> [Short task]: Output each line exactly as it appears, skipping any embedded picture.

> [Information shown]:
==*==
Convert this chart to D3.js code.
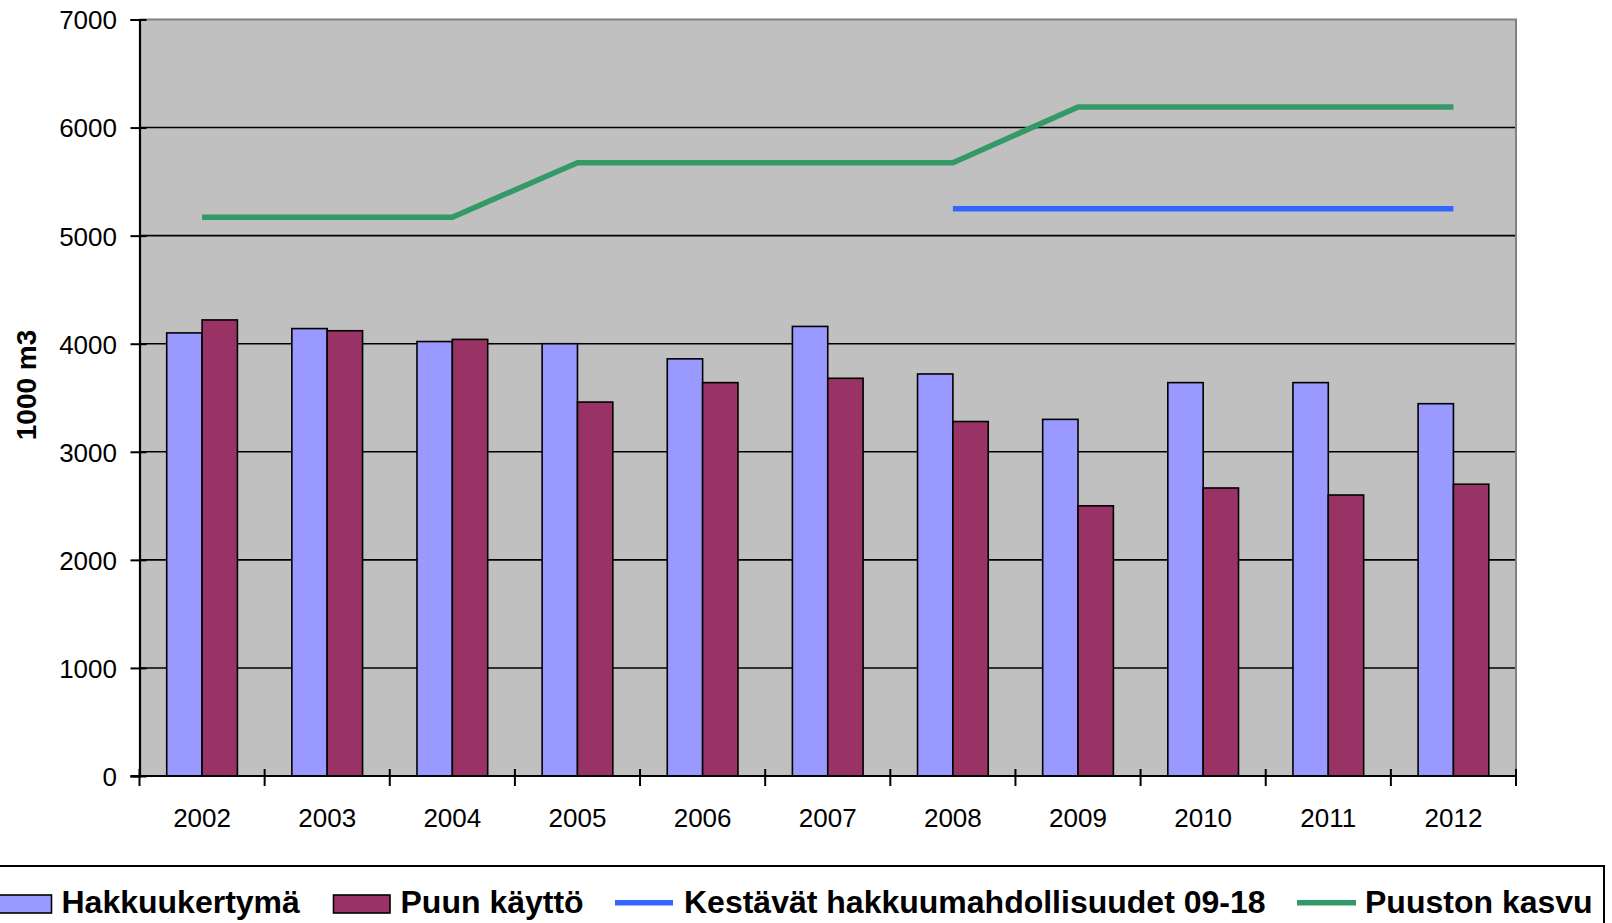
<!DOCTYPE html>
<meta charset="utf-8">
<style>
body { margin: 0; background: #fff; }
text { font-family: "Liberation Sans", Arial, sans-serif; fill: #000; }
.tick-label { font-size: 26px; }
.legend text { font-size: 32px; font-weight: bold; }
.ylabel { font-size: 28px; font-weight: bold; }
</style>
<svg width="1612" height="923"></svg>
<script src="https://d3js.org/d3.v7.min.js"></script>
<script>

var years = ["2002", "2003", "2004", "2005", "2006", "2007", "2008", "2009", "2010", "2011", "2012"];
var hakkuukertyma = [4100, 4140, 4020, 4000, 3860, 4160, 3720, 3300, 3640, 3640, 3445];
var puunKaytto = [4220, 4120, 4040, 3460, 3640, 3680, 3280, 2500, 2665, 2600, 2700];
var kestavat = [null, null, null, null, null, null, 5250, 5250, 5250, 5250, 5250];
var puustonKasvu = [5170, 5170, 5170, 5675, 5675, 5675, 5675, 6190, 6190, 6190, 6190];
var yTicks = [0, 1000, 2000, 3000, 4000, 5000, 6000, 7000];
var seriesNames = ["Hakkuukertymä", "Puun käyttö", "Kestävät hakkuumahdollisuudet 09-18", "Puuston kasvu"];
var colors = ["#9999ff", "#993366", "#3366ff", "#339966"];

var svg = d3.select("svg");
var plotLeft = 139.5, plotRight = 1516, plotTop = 19.5, plotBottom = 776;

var x0 = d3.scaleBand()
    .domain(years)
    .range([plotLeft, plotRight]);

var x1 = d3.scaleBand()
    .domain([0, 1])
    .range([0, x0.bandwidth()])
    .paddingOuter(0.77);

var y = d3.scaleLinear()
    .domain([0, 7000])
    .range([plotBottom, plotTop]);

// plot background
svg.append("rect")
    .attr("x", plotLeft)
    .attr("y", plotTop)
    .attr("width", plotRight - plotLeft)
    .attr("height", plotBottom - plotTop)
    .attr("fill", "#c0c0c0");

// gridlines
svg.append("g")
  .selectAll("line")
  .data(yTicks.filter(function(d) { return d > 0 && d < 7000; }))
  .join("line")
    .attr("x1", plotLeft)
    .attr("x2", plotRight)
    .attr("y1", function(d) { return y(d); })
    .attr("y2", function(d) { return y(d); })
    .attr("stroke", "#000")
    .attr("stroke-width", 1.6);

// top and right border
svg.append("path")
    .attr("d", "M" + plotLeft + "," + y(7000) + "H" + plotRight + "V" + plotBottom)
    .attr("fill", "none")
    .attr("stroke", "#808080")
    .attr("stroke-width", 2);

// bars
var groups = svg.append("g")
  .selectAll("g")
  .data(years)
  .join("g")
    .attr("transform", function(d) { return "translate(" + x0(d) + ",0)"; });

groups.selectAll("rect")
  .data(function(d, i) { return [hakkuukertyma[i], puunKaytto[i]]; })
  .join("rect")
    .attr("x", function(d, j) { return x1(j); })
    .attr("y", function(d) { return y(d); })
    .attr("width", x1.bandwidth())
    .attr("height", function(d) { return y(0) - y(d); })
    .attr("fill", function(d, j) { return colors[j]; })
    .attr("stroke", "#000")
    .attr("stroke-width", 1.6);

// lines
var line = d3.line()
    .defined(function(d) { return d != null; })
    .x(function(d, i) { return x0(years[i]) + x0.bandwidth() / 2; })
    .y(function(d) { return y(d); });

svg.append("path")
    .datum(puustonKasvu)
    .attr("d", line)
    .attr("fill", "none")
    .attr("stroke", colors[3])
    .attr("stroke-width", 5.5);

svg.append("path")
    .datum(kestavat)
    .attr("d", line)
    .attr("fill", "none")
    .attr("stroke", colors[2])
    .attr("stroke-width", 5.5);

// y axis
svg.append("g")
    .attr("transform", "translate(" + plotLeft + ",0)")
    .call(d3.axisLeft(y).tickValues(yTicks).tickFormat(d3.format("d")).tickSize(9).tickPadding(13.5))
    .call(function(g) {
      g.select(".domain").attr("stroke", "#000").attr("stroke-width", 2.2);
      g.selectAll(".tick line").attr("x1", 7).attr("stroke-width", 2);
      g.selectAll(".tick text")
          .attr("class", "tick-label")
          .attr("dy", "0.36em")
          .attr("font-size", null)
          .attr("font-family", null);
    })
    .attr("font-size", null)
    .attr("font-family", null);

// x axis
var xb = svg.append("g");
xb.append("line")
    .attr("x1", plotLeft - 9)
    .attr("x2", plotRight)
    .attr("y1", plotBottom)
    .attr("y2", plotBottom)
    .attr("stroke", "#000")
    .attr("stroke-width", 2);

xb.selectAll(".xt")
  .data(years.map(function(d) { return x0(d); }).concat([plotRight]))
  .join("line")
    .attr("class", "xt")
    .attr("x1", function(d) { return d; })
    .attr("x2", function(d) { return d; })
    .attr("y1", plotBottom - 7)
    .attr("y2", plotBottom + 10)
    .attr("stroke", "#000")
    .attr("stroke-width", 2);

xb.selectAll("text")
  .data(years)
  .join("text")
    .attr("class", "tick-label")
    .attr("x", function(d) { return x0(d) + x0.bandwidth() / 2; })
    .attr("y", 827)
    .attr("text-anchor", "middle")
    .text(function(d) { return d; });

// y label
svg.append("text")
    .attr("class", "ylabel")
    .attr("transform", "translate(36,385) rotate(-90)")
    .attr("text-anchor", "middle")
    .text("1000 m3");

// legend
var legend = svg.append("g").attr("class", "legend");
legend.append("rect")
    .attr("x", -10)
    .attr("y", 866)
    .attr("width", 1614)
    .attr("height", 80)
    .attr("fill", "#fff")
    .attr("stroke", "#000")
    .attr("stroke-width", 2);

var legendItems = [
  {type: "rect", x0: -5, x1: 51.5, tx: 61.5},
  {type: "rect", x0: 333.5, x1: 390, tx: 400.5},
  {type: "line", x0: 615, x1: 673, tx: 684},
  {type: "line", x0: 1297, x1: 1356, tx: 1365}
];

legendItems.forEach(function(it, i) {
  if (it.type === "rect") {
    legend.append("rect")
        .attr("x", it.x0)
        .attr("y", 895)
        .attr("width", it.x1 - it.x0)
        .attr("height", 18)
        .attr("fill", colors[i])
        .attr("stroke", "#000")
        .attr("stroke-width", 1.6);
  } else {
    legend.append("line")
        .attr("x1", it.x0)
        .attr("x2", it.x1)
        .attr("y1", 902.7)
        .attr("y2", 902.7)
        .attr("stroke", colors[i])
        .attr("stroke-width", 5.5);
  }
  legend.append("text")
      .attr("x", it.tx)
      .attr("y", 913)
      .text(seriesNames[i]);
});

</script>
==*==
> [Answer to this problem]:
Convert this chart to D3.js code.
<!DOCTYPE html>
<meta charset="utf-8">
<style>
body { margin: 0; background: #fff; }
text { font-family: "Liberation Sans", Arial, sans-serif; fill: #000; }
.tick-label { font-size: 26px; }
.legend text { font-size: 32px; font-weight: bold; }
.ylabel { font-size: 28px; font-weight: bold; }
</style>
<svg width="1612" height="923"></svg>
<script src="https://d3js.org/d3.v7.min.js"></script>
<script>

var years = ["2002", "2003", "2004", "2005", "2006", "2007", "2008", "2009", "2010", "2011", "2012"];
var hakkuukertyma = [4100, 4140, 4020, 4000, 3860, 4160, 3720, 3300, 3640, 3640, 3445];
var puunKaytto = [4220, 4120, 4040, 3460, 3640, 3680, 3280, 2500, 2665, 2600, 2700];
var kestavat = [null, null, null, null, null, null, 5250, 5250, 5250, 5250, 5250];
var puustonKasvu = [5170, 5170, 5170, 5675, 5675, 5675, 5675, 6190, 6190, 6190, 6190];
var yTicks = [0, 1000, 2000, 3000, 4000, 5000, 6000, 7000];
var seriesNames = ["Hakkuukertymä", "Puun käyttö", "Kestävät hakkuumahdollisuudet 09-18", "Puuston kasvu"];
var colors = ["#9999ff", "#993366", "#3366ff", "#339966"];

var svg = d3.select("svg");
var plotLeft = 139.5, plotRight = 1516, plotTop = 19.5, plotBottom = 776;

var x0 = d3.scaleBand()
    .domain(years)
    .range([plotLeft, plotRight]);

var x1 = d3.scaleBand()
    .domain([0, 1])
    .range([0, x0.bandwidth()])
    .paddingOuter(0.77);

var y = d3.scaleLinear()
    .domain([0, 7000])
    .range([plotBottom, plotTop]);

// plot background
svg.append("rect")
    .attr("x", plotLeft)
    .attr("y", plotTop)
    .attr("width", plotRight - plotLeft)
    .attr("height", plotBottom - plotTop)
    .attr("fill", "#c0c0c0");

// gridlines
svg.append("g")
  .selectAll("line")
  .data(yTicks.filter(function(d) { return d > 0 && d < 7000; }))
  .join("line")
    .attr("x1", plotLeft)
    .attr("x2", plotRight)
    .attr("y1", function(d) { return y(d); })
    .attr("y2", function(d) { return y(d); })
    .attr("stroke", "#000")
    .attr("stroke-width", 1.6);

// top and right border
svg.append("path")
    .attr("d", "M" + plotLeft + "," + y(7000) + "H" + plotRight + "V" + plotBottom)
    .attr("fill", "none")
    .attr("stroke", "#808080")
    .attr("stroke-width", 2);

// bars
var groups = svg.append("g")
  .selectAll("g")
  .data(years)
  .join("g")
    .attr("transform", function(d) { return "translate(" + x0(d) + ",0)"; });

groups.selectAll("rect")
  .data(function(d, i) { return [hakkuukertyma[i], puunKaytto[i]]; })
  .join("rect")
    .attr("x", function(d, j) { return x1(j); })
    .attr("y", function(d) { return y(d); })
    .attr("width", x1.bandwidth())
    .attr("height", function(d) { return y(0) - y(d); })
    .attr("fill", function(d, j) { return colors[j]; })
    .attr("stroke", "#000")
    .attr("stroke-width", 1.6);

// lines
var line = d3.line()
    .defined(function(d) { return d != null; })
    .x(function(d, i) { return x0(years[i]) + x0.bandwidth() / 2; })
    .y(function(d) { return y(d); });

svg.append("path")
    .datum(puustonKasvu)
    .attr("d", line)
    .attr("fill", "none")
    .attr("stroke", colors[3])
    .attr("stroke-width", 5.5);

svg.append("path")
    .datum(kestavat)
    .attr("d", line)
    .attr("fill", "none")
    .attr("stroke", colors[2])
    .attr("stroke-width", 5.5);

// y axis
svg.append("g")
    .attr("transform", "translate(" + plotLeft + ",0)")
    .call(d3.axisLeft(y).tickValues(yTicks).tickFormat(d3.format("d")).tickSize(9).tickPadding(13.5))
    .call(function(g) {
      g.select(".domain").attr("stroke", "#000").attr("stroke-width", 2.2);
      g.selectAll(".tick line").attr("x1", 7).attr("stroke-width", 2);
      g.selectAll(".tick text")
          .attr("class", "tick-label")
          .attr("dy", "0.36em")
          .attr("font-size", null)
          .attr("font-family", null);
    })
    .attr("font-size", null)
    .attr("font-family", null);

// x axis
var xb = svg.append("g");
xb.append("line")
    .attr("x1", plotLeft - 9)
    .attr("x2", plotRight)
    .attr("y1", plotBottom)
    .attr("y2", plotBottom)
    .attr("stroke", "#000")
    .attr("stroke-width", 2);

xb.selectAll(".xt")
  .data(years.map(function(d) { return x0(d); }).concat([plotRight]))
  .join("line")
    .attr("class", "xt")
    .attr("x1", function(d) { return d; })
    .attr("x2", function(d) { return d; })
    .attr("y1", plotBottom - 7)
    .attr("y2", plotBottom + 10)
    .attr("stroke", "#000")
    .attr("stroke-width", 2);

xb.selectAll("text")
  .data(years)
  .join("text")
    .attr("class", "tick-label")
    .attr("x", function(d) { return x0(d) + x0.bandwidth() / 2; })
    .attr("y", 827)
    .attr("text-anchor", "middle")
    .text(function(d) { return d; });

// y label
svg.append("text")
    .attr("class", "ylabel")
    .attr("transform", "translate(36,385) rotate(-90)")
    .attr("text-anchor", "middle")
    .text("1000 m3");

// legend
var legend = svg.append("g").attr("class", "legend");
legend.append("rect")
    .attr("x", -10)
    .attr("y", 866)
    .attr("width", 1614)
    .attr("height", 80)
    .attr("fill", "#fff")
    .attr("stroke", "#000")
    .attr("stroke-width", 2);

var legendItems = [
  {type: "rect", x0: -5, x1: 51.5, tx: 61.5},
  {type: "rect", x0: 333.5, x1: 390, tx: 400.5},
  {type: "line", x0: 615, x1: 673, tx: 684},
  {type: "line", x0: 1297, x1: 1356, tx: 1365}
];

legendItems.forEach(function(it, i) {
  if (it.type === "rect") {
    legend.append("rect")
        .attr("x", it.x0)
        .attr("y", 895)
        .attr("width", it.x1 - it.x0)
        .attr("height", 18)
        .attr("fill", colors[i])
        .attr("stroke", "#000")
        .attr("stroke-width", 1.6);
  } else {
    legend.append("line")
        .attr("x1", it.x0)
        .attr("x2", it.x1)
        .attr("y1", 902.7)
        .attr("y2", 902.7)
        .attr("stroke", colors[i])
        .attr("stroke-width", 5.5);
  }
  legend.append("text")
      .attr("x", it.tx)
      .attr("y", 913)
      .text(seriesNames[i]);
});

</script>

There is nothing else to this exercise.